>> BEGIN Materials provided

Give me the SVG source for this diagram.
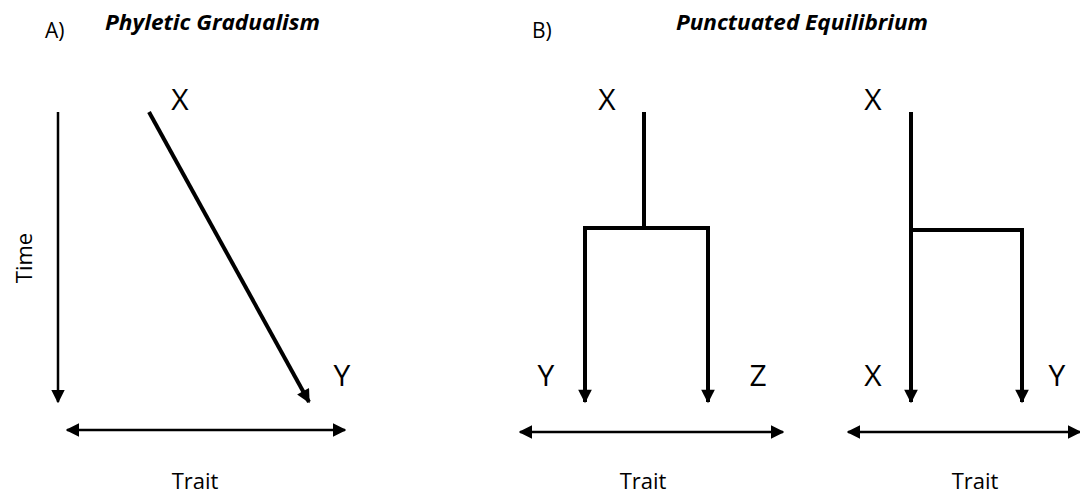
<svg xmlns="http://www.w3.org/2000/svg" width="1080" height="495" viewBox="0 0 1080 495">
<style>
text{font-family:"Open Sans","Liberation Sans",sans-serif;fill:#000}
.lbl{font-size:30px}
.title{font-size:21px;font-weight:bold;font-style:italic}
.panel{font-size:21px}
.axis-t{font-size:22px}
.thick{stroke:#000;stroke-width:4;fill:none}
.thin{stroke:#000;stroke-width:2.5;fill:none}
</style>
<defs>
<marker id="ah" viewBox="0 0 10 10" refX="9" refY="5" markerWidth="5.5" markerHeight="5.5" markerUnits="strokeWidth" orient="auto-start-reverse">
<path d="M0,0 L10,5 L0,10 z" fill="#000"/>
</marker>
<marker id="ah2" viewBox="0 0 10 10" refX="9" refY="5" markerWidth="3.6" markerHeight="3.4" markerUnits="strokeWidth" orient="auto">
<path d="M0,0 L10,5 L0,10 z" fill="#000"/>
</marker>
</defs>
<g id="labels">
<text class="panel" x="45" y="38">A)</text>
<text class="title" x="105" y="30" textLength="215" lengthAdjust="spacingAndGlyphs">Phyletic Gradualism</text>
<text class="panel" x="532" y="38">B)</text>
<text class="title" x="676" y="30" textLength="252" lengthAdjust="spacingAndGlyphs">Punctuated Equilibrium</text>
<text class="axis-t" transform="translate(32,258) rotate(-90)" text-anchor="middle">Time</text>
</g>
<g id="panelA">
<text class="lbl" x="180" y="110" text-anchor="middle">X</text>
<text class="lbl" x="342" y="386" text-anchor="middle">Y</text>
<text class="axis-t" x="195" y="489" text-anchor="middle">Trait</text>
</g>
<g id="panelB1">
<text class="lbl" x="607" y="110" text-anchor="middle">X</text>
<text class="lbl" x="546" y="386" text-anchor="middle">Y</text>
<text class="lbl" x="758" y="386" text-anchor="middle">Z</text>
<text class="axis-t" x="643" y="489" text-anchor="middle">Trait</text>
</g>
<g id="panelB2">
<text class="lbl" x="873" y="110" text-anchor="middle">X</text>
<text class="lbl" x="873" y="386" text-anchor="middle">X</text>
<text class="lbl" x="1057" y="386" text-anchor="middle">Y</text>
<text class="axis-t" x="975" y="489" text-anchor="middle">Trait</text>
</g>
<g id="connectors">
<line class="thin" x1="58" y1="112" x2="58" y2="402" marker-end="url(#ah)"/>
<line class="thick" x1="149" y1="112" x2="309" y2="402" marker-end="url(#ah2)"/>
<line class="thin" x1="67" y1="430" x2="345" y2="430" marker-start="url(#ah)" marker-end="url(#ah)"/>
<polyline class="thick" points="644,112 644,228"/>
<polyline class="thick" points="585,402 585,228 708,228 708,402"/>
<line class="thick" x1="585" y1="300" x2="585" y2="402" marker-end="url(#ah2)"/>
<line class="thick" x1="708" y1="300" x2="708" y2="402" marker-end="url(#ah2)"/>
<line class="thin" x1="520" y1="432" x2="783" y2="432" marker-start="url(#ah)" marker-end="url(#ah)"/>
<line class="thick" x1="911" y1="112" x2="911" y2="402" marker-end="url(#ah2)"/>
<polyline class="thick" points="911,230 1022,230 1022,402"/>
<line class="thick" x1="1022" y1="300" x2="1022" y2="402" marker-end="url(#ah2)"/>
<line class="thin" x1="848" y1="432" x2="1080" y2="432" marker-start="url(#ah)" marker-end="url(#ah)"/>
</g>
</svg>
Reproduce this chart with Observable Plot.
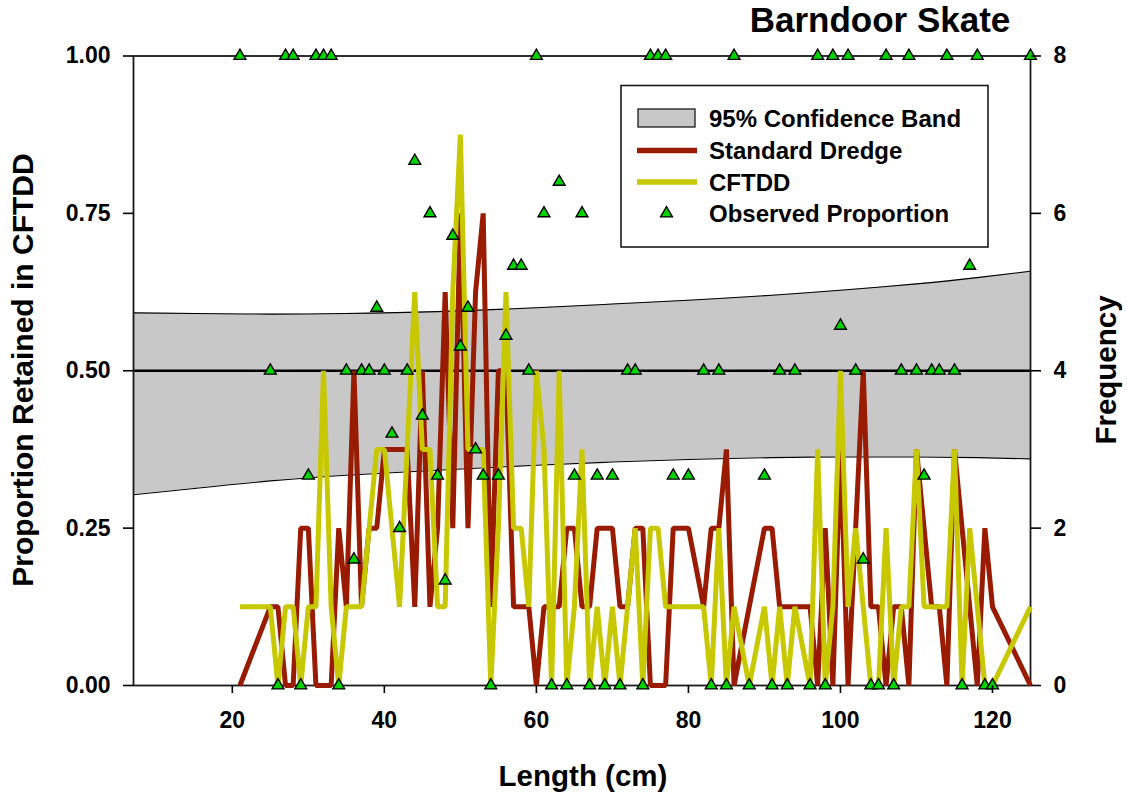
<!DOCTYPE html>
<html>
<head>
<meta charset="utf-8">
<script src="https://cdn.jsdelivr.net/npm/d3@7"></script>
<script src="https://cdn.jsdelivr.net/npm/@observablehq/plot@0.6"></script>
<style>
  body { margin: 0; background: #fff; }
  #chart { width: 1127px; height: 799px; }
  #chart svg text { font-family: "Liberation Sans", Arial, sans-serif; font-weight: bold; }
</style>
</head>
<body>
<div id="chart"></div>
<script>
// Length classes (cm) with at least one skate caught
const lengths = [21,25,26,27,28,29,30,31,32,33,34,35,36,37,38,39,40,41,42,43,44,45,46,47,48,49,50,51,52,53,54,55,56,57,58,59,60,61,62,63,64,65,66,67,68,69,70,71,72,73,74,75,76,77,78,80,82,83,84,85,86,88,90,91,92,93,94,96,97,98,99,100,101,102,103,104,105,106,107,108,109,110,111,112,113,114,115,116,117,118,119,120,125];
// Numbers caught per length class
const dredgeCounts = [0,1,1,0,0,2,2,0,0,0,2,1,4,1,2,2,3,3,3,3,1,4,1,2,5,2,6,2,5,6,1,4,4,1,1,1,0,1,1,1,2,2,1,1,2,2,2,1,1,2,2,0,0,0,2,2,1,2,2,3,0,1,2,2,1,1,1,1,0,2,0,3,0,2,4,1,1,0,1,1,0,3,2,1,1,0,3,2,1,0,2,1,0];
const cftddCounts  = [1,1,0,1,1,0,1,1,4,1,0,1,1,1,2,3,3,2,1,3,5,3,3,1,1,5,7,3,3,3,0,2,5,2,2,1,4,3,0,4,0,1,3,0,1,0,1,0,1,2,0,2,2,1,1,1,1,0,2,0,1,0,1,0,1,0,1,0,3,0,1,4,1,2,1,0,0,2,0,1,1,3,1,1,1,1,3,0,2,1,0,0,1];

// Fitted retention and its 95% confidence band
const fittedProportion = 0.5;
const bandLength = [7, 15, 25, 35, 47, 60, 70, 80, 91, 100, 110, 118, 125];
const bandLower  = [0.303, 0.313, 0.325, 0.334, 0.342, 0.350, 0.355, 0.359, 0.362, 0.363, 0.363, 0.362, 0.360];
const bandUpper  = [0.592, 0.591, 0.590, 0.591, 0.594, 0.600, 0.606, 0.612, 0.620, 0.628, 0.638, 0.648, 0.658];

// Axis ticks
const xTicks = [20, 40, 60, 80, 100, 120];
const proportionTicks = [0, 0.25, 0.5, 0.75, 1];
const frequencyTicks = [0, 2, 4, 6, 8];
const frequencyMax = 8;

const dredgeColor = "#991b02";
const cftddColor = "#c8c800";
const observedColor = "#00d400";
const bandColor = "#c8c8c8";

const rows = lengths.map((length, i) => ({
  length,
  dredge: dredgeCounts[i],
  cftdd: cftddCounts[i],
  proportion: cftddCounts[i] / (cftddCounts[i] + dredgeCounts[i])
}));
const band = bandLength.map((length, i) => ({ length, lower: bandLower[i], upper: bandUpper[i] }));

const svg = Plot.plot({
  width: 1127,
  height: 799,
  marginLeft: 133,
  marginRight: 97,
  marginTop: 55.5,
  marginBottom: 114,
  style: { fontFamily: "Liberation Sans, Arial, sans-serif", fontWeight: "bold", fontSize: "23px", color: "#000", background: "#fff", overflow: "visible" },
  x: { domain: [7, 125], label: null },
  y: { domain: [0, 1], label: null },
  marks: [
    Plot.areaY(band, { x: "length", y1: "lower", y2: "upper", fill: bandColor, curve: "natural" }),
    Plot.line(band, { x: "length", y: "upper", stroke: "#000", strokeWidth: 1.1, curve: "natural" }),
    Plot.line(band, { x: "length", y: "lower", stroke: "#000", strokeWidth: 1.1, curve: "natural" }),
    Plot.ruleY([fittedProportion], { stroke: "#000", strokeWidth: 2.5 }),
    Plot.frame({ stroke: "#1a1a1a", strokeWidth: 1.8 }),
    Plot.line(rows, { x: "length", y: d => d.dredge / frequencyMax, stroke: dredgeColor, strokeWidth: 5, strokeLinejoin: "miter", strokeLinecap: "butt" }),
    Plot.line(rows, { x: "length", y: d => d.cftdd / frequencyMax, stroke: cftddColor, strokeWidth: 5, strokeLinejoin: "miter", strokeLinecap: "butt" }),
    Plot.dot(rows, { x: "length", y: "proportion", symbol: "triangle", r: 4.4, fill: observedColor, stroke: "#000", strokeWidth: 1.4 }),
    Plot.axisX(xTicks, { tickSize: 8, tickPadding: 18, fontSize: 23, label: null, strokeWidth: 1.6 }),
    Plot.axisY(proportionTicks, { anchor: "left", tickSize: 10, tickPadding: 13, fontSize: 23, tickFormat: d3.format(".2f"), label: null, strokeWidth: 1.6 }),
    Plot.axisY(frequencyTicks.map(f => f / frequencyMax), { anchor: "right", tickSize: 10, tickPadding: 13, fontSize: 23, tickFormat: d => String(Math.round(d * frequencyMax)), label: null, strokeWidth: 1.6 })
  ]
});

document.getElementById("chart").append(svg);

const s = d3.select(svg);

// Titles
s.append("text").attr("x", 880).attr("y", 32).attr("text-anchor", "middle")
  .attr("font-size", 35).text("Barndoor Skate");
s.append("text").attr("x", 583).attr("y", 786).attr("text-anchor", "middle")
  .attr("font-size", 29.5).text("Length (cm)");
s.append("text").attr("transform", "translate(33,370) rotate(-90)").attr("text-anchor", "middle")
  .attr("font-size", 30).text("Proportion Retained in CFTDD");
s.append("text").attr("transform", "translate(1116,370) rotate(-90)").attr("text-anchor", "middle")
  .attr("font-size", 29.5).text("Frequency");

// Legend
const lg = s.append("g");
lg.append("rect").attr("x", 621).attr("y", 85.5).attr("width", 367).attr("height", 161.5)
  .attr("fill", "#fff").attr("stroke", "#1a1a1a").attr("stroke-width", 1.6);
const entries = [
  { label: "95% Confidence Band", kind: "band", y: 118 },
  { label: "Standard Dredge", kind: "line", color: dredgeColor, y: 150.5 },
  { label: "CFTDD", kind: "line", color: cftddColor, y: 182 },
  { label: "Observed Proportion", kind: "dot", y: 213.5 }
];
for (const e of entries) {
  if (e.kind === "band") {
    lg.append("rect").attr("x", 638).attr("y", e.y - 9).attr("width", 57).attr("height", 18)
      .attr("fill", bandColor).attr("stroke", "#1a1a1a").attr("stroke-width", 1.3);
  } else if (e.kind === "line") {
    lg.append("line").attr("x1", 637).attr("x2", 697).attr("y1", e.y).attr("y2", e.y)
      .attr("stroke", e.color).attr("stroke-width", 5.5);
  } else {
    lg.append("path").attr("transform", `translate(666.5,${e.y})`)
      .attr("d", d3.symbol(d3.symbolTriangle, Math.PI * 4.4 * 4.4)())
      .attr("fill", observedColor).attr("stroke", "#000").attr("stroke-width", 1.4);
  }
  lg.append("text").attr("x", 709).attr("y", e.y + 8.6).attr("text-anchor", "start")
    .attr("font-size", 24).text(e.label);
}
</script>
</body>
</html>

>> END Materials provided

Written request: Track down every line with the word "this" and copy it.

Solved problem:
Give me the SVG source for this diagram.
Reproduce this chart with Observable Plot.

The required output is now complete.